PROBLEM:
Produce a word-for-word copy of the listing below without its pictures.

--- Start of COLLECTED MATERIAL ---

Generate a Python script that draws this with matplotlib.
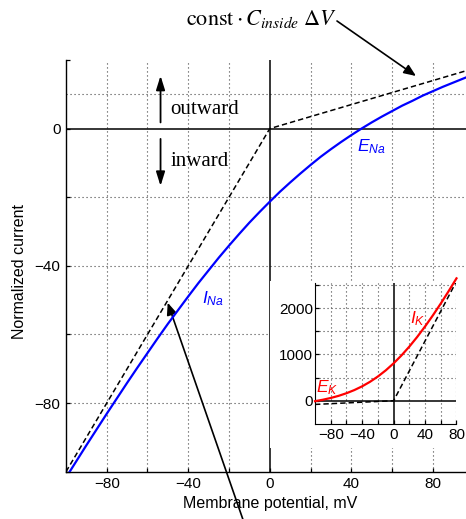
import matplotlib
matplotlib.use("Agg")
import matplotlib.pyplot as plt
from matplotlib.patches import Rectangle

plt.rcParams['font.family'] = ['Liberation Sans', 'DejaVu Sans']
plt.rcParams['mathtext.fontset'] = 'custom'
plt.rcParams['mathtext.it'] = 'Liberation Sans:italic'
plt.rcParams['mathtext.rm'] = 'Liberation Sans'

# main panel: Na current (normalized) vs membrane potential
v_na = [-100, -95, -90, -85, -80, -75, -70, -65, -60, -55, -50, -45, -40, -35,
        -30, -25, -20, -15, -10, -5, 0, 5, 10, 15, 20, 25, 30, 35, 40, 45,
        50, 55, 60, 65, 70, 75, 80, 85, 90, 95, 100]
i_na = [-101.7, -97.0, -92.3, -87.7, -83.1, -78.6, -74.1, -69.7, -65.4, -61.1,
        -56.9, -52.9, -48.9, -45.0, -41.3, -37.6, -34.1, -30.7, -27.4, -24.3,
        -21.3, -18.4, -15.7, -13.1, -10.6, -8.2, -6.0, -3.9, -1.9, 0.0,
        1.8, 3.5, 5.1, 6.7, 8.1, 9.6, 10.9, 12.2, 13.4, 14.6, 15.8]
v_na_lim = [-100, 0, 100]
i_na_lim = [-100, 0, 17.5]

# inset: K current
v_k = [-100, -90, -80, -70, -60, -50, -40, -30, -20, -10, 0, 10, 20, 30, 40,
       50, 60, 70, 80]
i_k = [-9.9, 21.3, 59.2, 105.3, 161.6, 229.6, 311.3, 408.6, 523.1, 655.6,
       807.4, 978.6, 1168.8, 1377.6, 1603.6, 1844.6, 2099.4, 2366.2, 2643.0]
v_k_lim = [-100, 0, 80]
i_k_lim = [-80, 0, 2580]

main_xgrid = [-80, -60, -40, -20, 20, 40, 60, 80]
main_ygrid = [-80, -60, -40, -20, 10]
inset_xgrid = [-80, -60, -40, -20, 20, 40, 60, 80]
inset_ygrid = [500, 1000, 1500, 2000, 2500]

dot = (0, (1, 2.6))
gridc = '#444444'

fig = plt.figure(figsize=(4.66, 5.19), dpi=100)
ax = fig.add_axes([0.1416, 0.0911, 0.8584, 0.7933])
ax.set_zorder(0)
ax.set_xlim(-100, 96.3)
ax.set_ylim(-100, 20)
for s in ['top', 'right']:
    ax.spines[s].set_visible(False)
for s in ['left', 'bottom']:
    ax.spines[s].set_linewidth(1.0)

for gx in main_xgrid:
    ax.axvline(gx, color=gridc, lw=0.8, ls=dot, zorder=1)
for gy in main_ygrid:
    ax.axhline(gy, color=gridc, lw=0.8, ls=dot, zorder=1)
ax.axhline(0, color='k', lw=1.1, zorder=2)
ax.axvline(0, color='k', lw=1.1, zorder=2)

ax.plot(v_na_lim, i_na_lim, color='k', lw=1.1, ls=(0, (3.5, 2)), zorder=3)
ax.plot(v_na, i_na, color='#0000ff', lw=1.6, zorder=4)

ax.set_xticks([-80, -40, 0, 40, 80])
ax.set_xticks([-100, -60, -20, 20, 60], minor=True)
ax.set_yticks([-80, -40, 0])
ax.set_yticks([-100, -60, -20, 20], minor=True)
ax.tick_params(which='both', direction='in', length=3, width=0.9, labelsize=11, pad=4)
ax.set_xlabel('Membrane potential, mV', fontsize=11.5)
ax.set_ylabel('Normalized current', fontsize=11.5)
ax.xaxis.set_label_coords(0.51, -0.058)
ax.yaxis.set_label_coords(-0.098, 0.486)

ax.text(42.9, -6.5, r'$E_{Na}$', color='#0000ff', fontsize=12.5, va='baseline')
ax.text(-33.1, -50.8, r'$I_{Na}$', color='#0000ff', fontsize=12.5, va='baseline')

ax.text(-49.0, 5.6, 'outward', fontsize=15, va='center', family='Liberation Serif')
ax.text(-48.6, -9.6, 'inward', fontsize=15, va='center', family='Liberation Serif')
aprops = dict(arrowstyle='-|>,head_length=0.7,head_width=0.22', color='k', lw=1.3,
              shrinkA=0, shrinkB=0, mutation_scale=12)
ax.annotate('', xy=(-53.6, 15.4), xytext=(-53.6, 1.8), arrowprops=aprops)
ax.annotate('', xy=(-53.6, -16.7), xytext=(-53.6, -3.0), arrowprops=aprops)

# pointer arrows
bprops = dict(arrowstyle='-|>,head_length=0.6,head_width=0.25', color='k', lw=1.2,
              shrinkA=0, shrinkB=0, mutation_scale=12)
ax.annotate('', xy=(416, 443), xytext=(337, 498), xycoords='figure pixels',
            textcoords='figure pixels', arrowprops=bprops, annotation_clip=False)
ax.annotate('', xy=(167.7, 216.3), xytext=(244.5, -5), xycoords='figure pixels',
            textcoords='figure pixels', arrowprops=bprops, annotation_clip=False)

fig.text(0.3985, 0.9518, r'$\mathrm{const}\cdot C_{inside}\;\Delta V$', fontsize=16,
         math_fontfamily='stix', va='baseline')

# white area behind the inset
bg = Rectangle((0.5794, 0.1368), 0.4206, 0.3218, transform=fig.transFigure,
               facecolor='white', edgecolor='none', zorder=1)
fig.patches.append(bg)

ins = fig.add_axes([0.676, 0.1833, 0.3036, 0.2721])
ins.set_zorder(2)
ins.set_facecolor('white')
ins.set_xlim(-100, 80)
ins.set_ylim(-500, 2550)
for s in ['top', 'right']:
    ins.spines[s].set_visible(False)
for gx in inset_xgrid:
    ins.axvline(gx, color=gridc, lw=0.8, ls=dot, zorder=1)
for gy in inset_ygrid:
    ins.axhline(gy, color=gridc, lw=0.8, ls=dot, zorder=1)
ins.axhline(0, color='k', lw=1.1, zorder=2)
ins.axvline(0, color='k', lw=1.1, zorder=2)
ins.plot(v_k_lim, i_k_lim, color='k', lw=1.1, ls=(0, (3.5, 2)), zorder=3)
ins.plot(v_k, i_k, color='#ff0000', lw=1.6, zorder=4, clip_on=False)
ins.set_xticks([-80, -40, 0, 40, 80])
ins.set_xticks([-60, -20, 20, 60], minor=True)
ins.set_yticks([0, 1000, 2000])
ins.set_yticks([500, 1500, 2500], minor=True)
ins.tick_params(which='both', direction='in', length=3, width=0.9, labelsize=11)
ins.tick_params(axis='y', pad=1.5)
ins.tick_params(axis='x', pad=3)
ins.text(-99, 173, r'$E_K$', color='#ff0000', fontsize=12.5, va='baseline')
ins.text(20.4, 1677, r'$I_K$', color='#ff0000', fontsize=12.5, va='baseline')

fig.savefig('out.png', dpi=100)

--- End of COLLECTED MATERIAL ---

RESULT OF THE EXERCISE:
Generate a Python script that draws this with matplotlib.
import matplotlib
matplotlib.use("Agg")
import matplotlib.pyplot as plt
from matplotlib.patches import Rectangle

plt.rcParams['font.family'] = ['Liberation Sans', 'DejaVu Sans']
plt.rcParams['mathtext.fontset'] = 'custom'
plt.rcParams['mathtext.it'] = 'Liberation Sans:italic'
plt.rcParams['mathtext.rm'] = 'Liberation Sans'

# main panel: Na current (normalized) vs membrane potential
v_na = [-100, -95, -90, -85, -80, -75, -70, -65, -60, -55, -50, -45, -40, -35,
        -30, -25, -20, -15, -10, -5, 0, 5, 10, 15, 20, 25, 30, 35, 40, 45,
        50, 55, 60, 65, 70, 75, 80, 85, 90, 95, 100]
i_na = [-101.7, -97.0, -92.3, -87.7, -83.1, -78.6, -74.1, -69.7, -65.4, -61.1,
        -56.9, -52.9, -48.9, -45.0, -41.3, -37.6, -34.1, -30.7, -27.4, -24.3,
        -21.3, -18.4, -15.7, -13.1, -10.6, -8.2, -6.0, -3.9, -1.9, 0.0,
        1.8, 3.5, 5.1, 6.7, 8.1, 9.6, 10.9, 12.2, 13.4, 14.6, 15.8]
v_na_lim = [-100, 0, 100]
i_na_lim = [-100, 0, 17.5]

# inset: K current
v_k = [-100, -90, -80, -70, -60, -50, -40, -30, -20, -10, 0, 10, 20, 30, 40,
       50, 60, 70, 80]
i_k = [-9.9, 21.3, 59.2, 105.3, 161.6, 229.6, 311.3, 408.6, 523.1, 655.6,
       807.4, 978.6, 1168.8, 1377.6, 1603.6, 1844.6, 2099.4, 2366.2, 2643.0]
v_k_lim = [-100, 0, 80]
i_k_lim = [-80, 0, 2580]

main_xgrid = [-80, -60, -40, -20, 20, 40, 60, 80]
main_ygrid = [-80, -60, -40, -20, 10]
inset_xgrid = [-80, -60, -40, -20, 20, 40, 60, 80]
inset_ygrid = [500, 1000, 1500, 2000, 2500]

dot = (0, (1, 2.6))
gridc = '#444444'

fig = plt.figure(figsize=(4.66, 5.19), dpi=100)
ax = fig.add_axes([0.1416, 0.0911, 0.8584, 0.7933])
ax.set_zorder(0)
ax.set_xlim(-100, 96.3)
ax.set_ylim(-100, 20)
for s in ['top', 'right']:
    ax.spines[s].set_visible(False)
for s in ['left', 'bottom']:
    ax.spines[s].set_linewidth(1.0)

for gx in main_xgrid:
    ax.axvline(gx, color=gridc, lw=0.8, ls=dot, zorder=1)
for gy in main_ygrid:
    ax.axhline(gy, color=gridc, lw=0.8, ls=dot, zorder=1)
ax.axhline(0, color='k', lw=1.1, zorder=2)
ax.axvline(0, color='k', lw=1.1, zorder=2)

ax.plot(v_na_lim, i_na_lim, color='k', lw=1.1, ls=(0, (3.5, 2)), zorder=3)
ax.plot(v_na, i_na, color='#0000ff', lw=1.6, zorder=4)

ax.set_xticks([-80, -40, 0, 40, 80])
ax.set_xticks([-100, -60, -20, 20, 60], minor=True)
ax.set_yticks([-80, -40, 0])
ax.set_yticks([-100, -60, -20, 20], minor=True)
ax.tick_params(which='both', direction='in', length=3, width=0.9, labelsize=11, pad=4)
ax.set_xlabel('Membrane potential, mV', fontsize=11.5)
ax.set_ylabel('Normalized current', fontsize=11.5)
ax.xaxis.set_label_coords(0.51, -0.058)
ax.yaxis.set_label_coords(-0.098, 0.486)

ax.text(42.9, -6.5, r'$E_{Na}$', color='#0000ff', fontsize=12.5, va='baseline')
ax.text(-33.1, -50.8, r'$I_{Na}$', color='#0000ff', fontsize=12.5, va='baseline')

ax.text(-49.0, 5.6, 'outward', fontsize=15, va='center', family='Liberation Serif')
ax.text(-48.6, -9.6, 'inward', fontsize=15, va='center', family='Liberation Serif')
aprops = dict(arrowstyle='-|>,head_length=0.7,head_width=0.22', color='k', lw=1.3,
              shrinkA=0, shrinkB=0, mutation_scale=12)
ax.annotate('', xy=(-53.6, 15.4), xytext=(-53.6, 1.8), arrowprops=aprops)
ax.annotate('', xy=(-53.6, -16.7), xytext=(-53.6, -3.0), arrowprops=aprops)

# pointer arrows
bprops = dict(arrowstyle='-|>,head_length=0.6,head_width=0.25', color='k', lw=1.2,
              shrinkA=0, shrinkB=0, mutation_scale=12)
ax.annotate('', xy=(416, 443), xytext=(337, 498), xycoords='figure pixels',
            textcoords='figure pixels', arrowprops=bprops, annotation_clip=False)
ax.annotate('', xy=(167.7, 216.3), xytext=(244.5, -5), xycoords='figure pixels',
            textcoords='figure pixels', arrowprops=bprops, annotation_clip=False)

fig.text(0.3985, 0.9518, r'$\mathrm{const}\cdot C_{inside}\;\Delta V$', fontsize=16,
         math_fontfamily='stix', va='baseline')

# white area behind the inset
bg = Rectangle((0.5794, 0.1368), 0.4206, 0.3218, transform=fig.transFigure,
               facecolor='white', edgecolor='none', zorder=1)
fig.patches.append(bg)

ins = fig.add_axes([0.676, 0.1833, 0.3036, 0.2721])
ins.set_zorder(2)
ins.set_facecolor('white')
ins.set_xlim(-100, 80)
ins.set_ylim(-500, 2550)
for s in ['top', 'right']:
    ins.spines[s].set_visible(False)
for gx in inset_xgrid:
    ins.axvline(gx, color=gridc, lw=0.8, ls=dot, zorder=1)
for gy in inset_ygrid:
    ins.axhline(gy, color=gridc, lw=0.8, ls=dot, zorder=1)
ins.axhline(0, color='k', lw=1.1, zorder=2)
ins.axvline(0, color='k', lw=1.1, zorder=2)
ins.plot(v_k_lim, i_k_lim, color='k', lw=1.1, ls=(0, (3.5, 2)), zorder=3)
ins.plot(v_k, i_k, color='#ff0000', lw=1.6, zorder=4, clip_on=False)
ins.set_xticks([-80, -40, 0, 40, 80])
ins.set_xticks([-60, -20, 20, 60], minor=True)
ins.set_yticks([0, 1000, 2000])
ins.set_yticks([500, 1500, 2500], minor=True)
ins.tick_params(which='both', direction='in', length=3, width=0.9, labelsize=11)
ins.tick_params(axis='y', pad=1.5)
ins.tick_params(axis='x', pad=3)
ins.text(-99, 173, r'$E_K$', color='#ff0000', fontsize=12.5, va='baseline')
ins.text(20.4, 1677, r'$I_K$', color='#ff0000', fontsize=12.5, va='baseline')

fig.savefig('out.png', dpi=100)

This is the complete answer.